OK – the term that is sometimes written as okay – keeps creeping into people’s conversations ever so often. When did we first start using this term that looks more like an abbreviation?
The two letters were first used by the Democratic OK club in the mid 19th century. Martin Van Buren the then US president was born in Kinderhook, a village in New York State. So people gave him the nickname, ‘Old Kinderhook’. The name became popular when he was seeking a second term. His friends thought he had done well as president and endorsed him for another four years in office. So the letters OK came to mean ‘all right’ or correct.
‘How are you? People ask and many do not even wait for a reply! Sometimes you, too reply without applying your mind. You say “I am OK!” What do you really mean when you say that? Perhaps this calls for a bit of self examination. “Most men lead lives of quiet desperation”, observed poet- philosopher Henry D Thoreau, and his observation continues to be relevant in the 21st century as well despite all the comfort aids we have invented for ourselves with the help of technology
Why is it so easy for us to say “OK”? Do we find it is a convenient term that means neither this nor that? Does it mean we are close neither to God nor to our family and friends? Is it a way of hiding our hypocrisy? Does it indicate that you are letting love grow cold?

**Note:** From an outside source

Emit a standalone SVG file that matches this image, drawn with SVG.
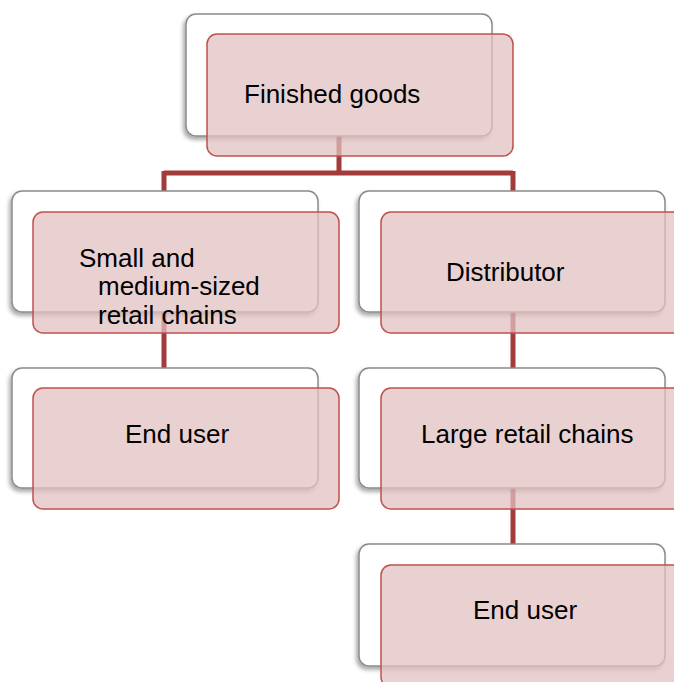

There could be many genuine reasons why, in the course of our engagement with society, our love gradually begins to grow cold. We tend to become selfish, proud, ungrateful and irritable. Jesus has warned that in the ‘last days’ the faith of many will grow cold. So also love might grow cold. When love grows cold, it is life threatening. Love is the oxygen which sustains positivity and compassion, ousting bitterness and resentments from us. Love is energy.
When relationships breaks down, filling us with unhappiness, let us examine whether or not it is the result of a power failure in our lives; the failure of love. Love heals and restores us back to health. We should not cause our love to become cold.
If you want to ensure spiritual well-being, you need to keep the flame of love burning in your heart though others might ignore you, hate you and even hurt you. Love calls for sacrifice and forgiveness.
It is being repeatedly proved that the things of this world and our own possessions will not be sufficient to keep us happy if there is no love felt within us. Did not Mother Teresa keep reminding us that the world experiences a famine of love?
Lovelessness is the bane of our times as people are getting increasingly addicted to a materialistic culture and begin to assume that by consuming more and more they could become happy. In the race for bigger and better worldly pursuits, we tend to neglect relationships – we forget to love one another; this is what causes us to feel a ‘quiet desperation’.
Let’s not give up meeting one another and encouraging one another because we need one another. Love is the binding force that helps us feel connected and secure.
So when you put the question to someone: “How are you?” pay attention to the answer. For the answer will show whether he is keeping the flame of love burning or is letting it go cold.